##### Data shown #####

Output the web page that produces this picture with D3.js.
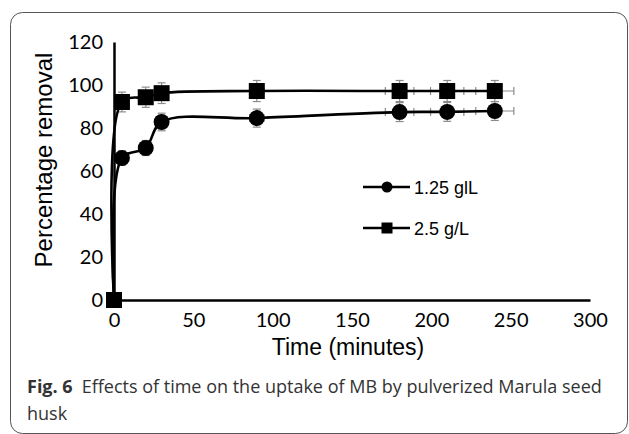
<!DOCTYPE html>
<html>
<head>
<meta charset="utf-8">
<script src="https://cdn.jsdelivr.net/npm/d3@7"></script>
<style>
  body { margin: 0; background: #fff; }
  svg { display: block; }
</style>
</head>
<body>
<div id="chart"></div>
<script>
// Data
const times = [0, 5, 20, 30, 90, 180, 210, 240];
const removal125 = [0, 66, 70.7, 82.8, 84.6, 87.4, 87.5, 87.9];
const removal25 = [0, 92.1, 94.3, 96.2, 97.2, 97.2, 97.2, 97.2];
const yErr125 = [0, 3.3, 3.5, 4.1, 4.2, 4.4, 4.4, 4.4];
const yErr25 = [0, 4.6, 4.7, 4.8, 4.9, 4.9, 4.9, 4.9];
const xErr = [0, 0.3, 1, 1.5, 4.5, 9, 10.5, 12];
const xTicks = [0, 50, 100, 150, 200, 250, 300];
const yTicks = [0, 20, 40, 60, 80, 100, 120];
const seriesNames = ["1.25 glL", "2.5 g/L"];

const W = 629, H = 434;
const margin = { top: 42, right: 39, bottom: 134, left: 114 };
const width = W - margin.left - margin.right;
const height = H - margin.top - margin.bottom;

const svg = d3.select("#chart").append("svg")
    .attr("width", W)
    .attr("height", H);

// Caption frame
svg.append("rect")
    .attr("x", 10.5).attr("y", 12.5)
    .attr("width", 617).attr("height", 421)
    .attr("rx", 12).attr("ry", 12)
    .attr("fill", "none")
    .attr("stroke", "#555")
    .attr("stroke-width", 1);

const g = svg.append("g")
    .attr("transform", `translate(${margin.left},${margin.top})`);

const x = d3.scaleLinear().domain([0, 300]).range([0, width]);
const y = d3.scaleLinear().domain([0, 120]).range([height, 0]);

// Axes (no tick marks, labels only)
const xAxis = g.append("g")
    .attr("transform", `translate(0,${height})`)
    .call(d3.axisBottom(x).tickValues(xTicks).tickSize(0).tickPadding(13));
xAxis.select(".domain").attr("stroke", "#000").attr("stroke-width", 2.5);
xAxis.selectAll("text")
    .style("font-family", "Lato, sans-serif")
    .style("font-size", "20px")
    .attr("fill", "#000");

const yAxis = g.append("g")
    .call(d3.axisLeft(y).tickValues(yTicks).tickSize(0).tickPadding(11));
yAxis.select(".domain").attr("stroke", "#000").attr("stroke-width", 2.5);
yAxis.selectAll("text")
    .style("font-family", "Lato, sans-serif")
    .style("font-size", "20px")
    .attr("fill", "#000");

// Axis titles
g.append("text")
    .attr("x", width / 2 - 4)
    .attr("y", height + 55)
    .attr("text-anchor", "middle")
    .style("font-family", "Liberation Sans, Arial, sans-serif")
    .style("font-size", "23px")
    .text("Time (minutes)");

g.append("text")
    .attr("transform", `translate(${52 - margin.left},${160 - margin.top}) rotate(-90)`)
    .attr("text-anchor", "middle")
    .style("font-family", "Liberation Sans, Arial, sans-serif")
    .style("font-size", "24px")
    .text("Percentage removal");

const series = [
    { name: seriesNames[0], values: removal125, yErr: yErr125, shape: "circle" },
    { name: seriesNames[1], values: removal25, yErr: yErr25, shape: "square" }
];

const line = d3.line()
    .x(d => x(d.t))
    .y(d => y(d.v))
    .curve(d3.curveCatmullRom.alpha(0.5));

series.forEach(s => {
    const pts = times.map((t, i) => ({ t, v: s.values[i], ey: s.yErr[i], ex: xErr[i] }));

    // error bars (grey, capped)
    const eb = g.append("g").attr("stroke", "#8c8c8c").attr("stroke-width", 1.2);
    pts.forEach(p => {
        if (p.ey > 0) {
            eb.append("line").attr("x1", x(p.t)).attr("x2", x(p.t))
                .attr("y1", y(p.v - p.ey)).attr("y2", y(p.v + p.ey));
            [p.v - p.ey, p.v + p.ey].forEach(v => {
                eb.append("line").attr("x1", x(p.t) - 4).attr("x2", x(p.t) + 4)
                    .attr("y1", y(v)).attr("y2", y(v));
            });
        }
        if (p.ex > 0) {
            eb.append("line").attr("x1", x(p.t - p.ex)).attr("x2", x(p.t + p.ex))
                .attr("y1", y(p.v)).attr("y2", y(p.v));
            [p.t - p.ex, p.t + p.ex].forEach(t => {
                eb.append("line").attr("x1", x(t)).attr("x2", x(t))
                    .attr("y1", y(p.v) - 4).attr("y2", y(p.v) + 4);
            });
        }
    });

    g.append("path")
        .datum(pts)
        .attr("d", line)
        .attr("fill", "none")
        .attr("stroke", "#000")
        .attr("stroke-width", 2.6);

    if (s.shape === "circle") {
        g.selectAll(null).data(pts).enter().append("circle")
            .attr("cx", d => x(d.t)).attr("cy", d => y(d.v))
            .attr("r", 8).attr("fill", "#000");
    } else {
        g.selectAll(null).data(pts).enter().append("rect")
            .attr("x", d => x(d.t) - 8).attr("y", d => y(d.v) - 8)
            .attr("width", 16).attr("height", 16).attr("fill", "#000");
    }
});

// Legend
const legend = svg.append("g").attr("transform", "translate(363,187)");
series.forEach((s, i) => {
    const row = legend.append("g").attr("transform", `translate(0,${i * 41})`);
    row.append("line").attr("x1", 0).attr("x2", 47).attr("y1", 0).attr("y2", 0)
        .attr("stroke", "#000").attr("stroke-width", 2.6);
    if (s.shape === "circle") {
        row.append("circle").attr("cx", 24).attr("cy", 0).attr("r", 5.5).attr("fill", "#000");
    } else {
        row.append("rect").attr("x", 18.5).attr("y", -5.5).attr("width", 11).attr("height", 11).attr("fill", "#000");
    }
    row.append("text")
        .attr("x", 51).attr("y", 6.5)
        .style("font-family", "Liberation Sans, Arial, sans-serif")
        .style("font-size", "18px")
        .text(s.name);
});

// Caption
const cap = svg.append("text")
    .attr("x", 27).attr("y", 393)
    .style("font-family", "Open Sans, sans-serif")
    .style("font-size", "18px")
    .attr("fill", "#333");
cap.append("tspan").style("font-weight", "bold").text("Fig. 6");
cap.append("tspan").attr("dx", 9).text("Effects of time on the uptake of MB by pulverized Marula seed");
svg.append("text")
    .attr("x", 27).attr("y", 420)
    .style("font-family", "Open Sans, sans-serif")
    .style("font-size", "18px")
    .attr("fill", "#333")
    .text("husk");
</script>
</body>
</html>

#####

Repeat all the data as it stands, dropping any images it holds.

▶ _Output below_
Output the web page that produces this picture with D3.js.
<!DOCTYPE html>
<html>
<head>
<meta charset="utf-8">
<script src="https://cdn.jsdelivr.net/npm/d3@7"></script>
<style>
  body { margin: 0; background: #fff; }
  svg { display: block; }
</style>
</head>
<body>
<div id="chart"></div>
<script>
// Data
const times = [0, 5, 20, 30, 90, 180, 210, 240];
const removal125 = [0, 66, 70.7, 82.8, 84.6, 87.4, 87.5, 87.9];
const removal25 = [0, 92.1, 94.3, 96.2, 97.2, 97.2, 97.2, 97.2];
const yErr125 = [0, 3.3, 3.5, 4.1, 4.2, 4.4, 4.4, 4.4];
const yErr25 = [0, 4.6, 4.7, 4.8, 4.9, 4.9, 4.9, 4.9];
const xErr = [0, 0.3, 1, 1.5, 4.5, 9, 10.5, 12];
const xTicks = [0, 50, 100, 150, 200, 250, 300];
const yTicks = [0, 20, 40, 60, 80, 100, 120];
const seriesNames = ["1.25 glL", "2.5 g/L"];

const W = 629, H = 434;
const margin = { top: 42, right: 39, bottom: 134, left: 114 };
const width = W - margin.left - margin.right;
const height = H - margin.top - margin.bottom;

const svg = d3.select("#chart").append("svg")
    .attr("width", W)
    .attr("height", H);

// Caption frame
svg.append("rect")
    .attr("x", 10.5).attr("y", 12.5)
    .attr("width", 617).attr("height", 421)
    .attr("rx", 12).attr("ry", 12)
    .attr("fill", "none")
    .attr("stroke", "#555")
    .attr("stroke-width", 1);

const g = svg.append("g")
    .attr("transform", `translate(${margin.left},${margin.top})`);

const x = d3.scaleLinear().domain([0, 300]).range([0, width]);
const y = d3.scaleLinear().domain([0, 120]).range([height, 0]);

// Axes (no tick marks, labels only)
const xAxis = g.append("g")
    .attr("transform", `translate(0,${height})`)
    .call(d3.axisBottom(x).tickValues(xTicks).tickSize(0).tickPadding(13));
xAxis.select(".domain").attr("stroke", "#000").attr("stroke-width", 2.5);
xAxis.selectAll("text")
    .style("font-family", "Lato, sans-serif")
    .style("font-size", "20px")
    .attr("fill", "#000");

const yAxis = g.append("g")
    .call(d3.axisLeft(y).tickValues(yTicks).tickSize(0).tickPadding(11));
yAxis.select(".domain").attr("stroke", "#000").attr("stroke-width", 2.5);
yAxis.selectAll("text")
    .style("font-family", "Lato, sans-serif")
    .style("font-size", "20px")
    .attr("fill", "#000");

// Axis titles
g.append("text")
    .attr("x", width / 2 - 4)
    .attr("y", height + 55)
    .attr("text-anchor", "middle")
    .style("font-family", "Liberation Sans, Arial, sans-serif")
    .style("font-size", "23px")
    .text("Time (minutes)");

g.append("text")
    .attr("transform", `translate(${52 - margin.left},${160 - margin.top}) rotate(-90)`)
    .attr("text-anchor", "middle")
    .style("font-family", "Liberation Sans, Arial, sans-serif")
    .style("font-size", "24px")
    .text("Percentage removal");

const series = [
    { name: seriesNames[0], values: removal125, yErr: yErr125, shape: "circle" },
    { name: seriesNames[1], values: removal25, yErr: yErr25, shape: "square" }
];

const line = d3.line()
    .x(d => x(d.t))
    .y(d => y(d.v))
    .curve(d3.curveCatmullRom.alpha(0.5));

series.forEach(s => {
    const pts = times.map((t, i) => ({ t, v: s.values[i], ey: s.yErr[i], ex: xErr[i] }));

    // error bars (grey, capped)
    const eb = g.append("g").attr("stroke", "#8c8c8c").attr("stroke-width", 1.2);
    pts.forEach(p => {
        if (p.ey > 0) {
            eb.append("line").attr("x1", x(p.t)).attr("x2", x(p.t))
                .attr("y1", y(p.v - p.ey)).attr("y2", y(p.v + p.ey));
            [p.v - p.ey, p.v + p.ey].forEach(v => {
                eb.append("line").attr("x1", x(p.t) - 4).attr("x2", x(p.t) + 4)
                    .attr("y1", y(v)).attr("y2", y(v));
            });
        }
        if (p.ex > 0) {
            eb.append("line").attr("x1", x(p.t - p.ex)).attr("x2", x(p.t + p.ex))
                .attr("y1", y(p.v)).attr("y2", y(p.v));
            [p.t - p.ex, p.t + p.ex].forEach(t => {
                eb.append("line").attr("x1", x(t)).attr("x2", x(t))
                    .attr("y1", y(p.v) - 4).attr("y2", y(p.v) + 4);
            });
        }
    });

    g.append("path")
        .datum(pts)
        .attr("d", line)
        .attr("fill", "none")
        .attr("stroke", "#000")
        .attr("stroke-width", 2.6);

    if (s.shape === "circle") {
        g.selectAll(null).data(pts).enter().append("circle")
            .attr("cx", d => x(d.t)).attr("cy", d => y(d.v))
            .attr("r", 8).attr("fill", "#000");
    } else {
        g.selectAll(null).data(pts).enter().append("rect")
            .attr("x", d => x(d.t) - 8).attr("y", d => y(d.v) - 8)
            .attr("width", 16).attr("height", 16).attr("fill", "#000");
    }
});

// Legend
const legend = svg.append("g").attr("transform", "translate(363,187)");
series.forEach((s, i) => {
    const row = legend.append("g").attr("transform", `translate(0,${i * 41})`);
    row.append("line").attr("x1", 0).attr("x2", 47).attr("y1", 0).attr("y2", 0)
        .attr("stroke", "#000").attr("stroke-width", 2.6);
    if (s.shape === "circle") {
        row.append("circle").attr("cx", 24).attr("cy", 0).attr("r", 5.5).attr("fill", "#000");
    } else {
        row.append("rect").attr("x", 18.5).attr("y", -5.5).attr("width", 11).attr("height", 11).attr("fill", "#000");
    }
    row.append("text")
        .attr("x", 51).attr("y", 6.5)
        .style("font-family", "Liberation Sans, Arial, sans-serif")
        .style("font-size", "18px")
        .text(s.name);
});

// Caption
const cap = svg.append("text")
    .attr("x", 27).attr("y", 393)
    .style("font-family", "Open Sans, sans-serif")
    .style("font-size", "18px")
    .attr("fill", "#333");
cap.append("tspan").style("font-weight", "bold").text("Fig. 6");
cap.append("tspan").attr("dx", 9).text("Effects of time on the uptake of MB by pulverized Marula seed");
svg.append("text")
    .attr("x", 27).attr("y", 420)
    .style("font-family", "Open Sans, sans-serif")
    .style("font-size", "18px")
    .attr("fill", "#333")
    .text("husk");
</script>
</body>
</html>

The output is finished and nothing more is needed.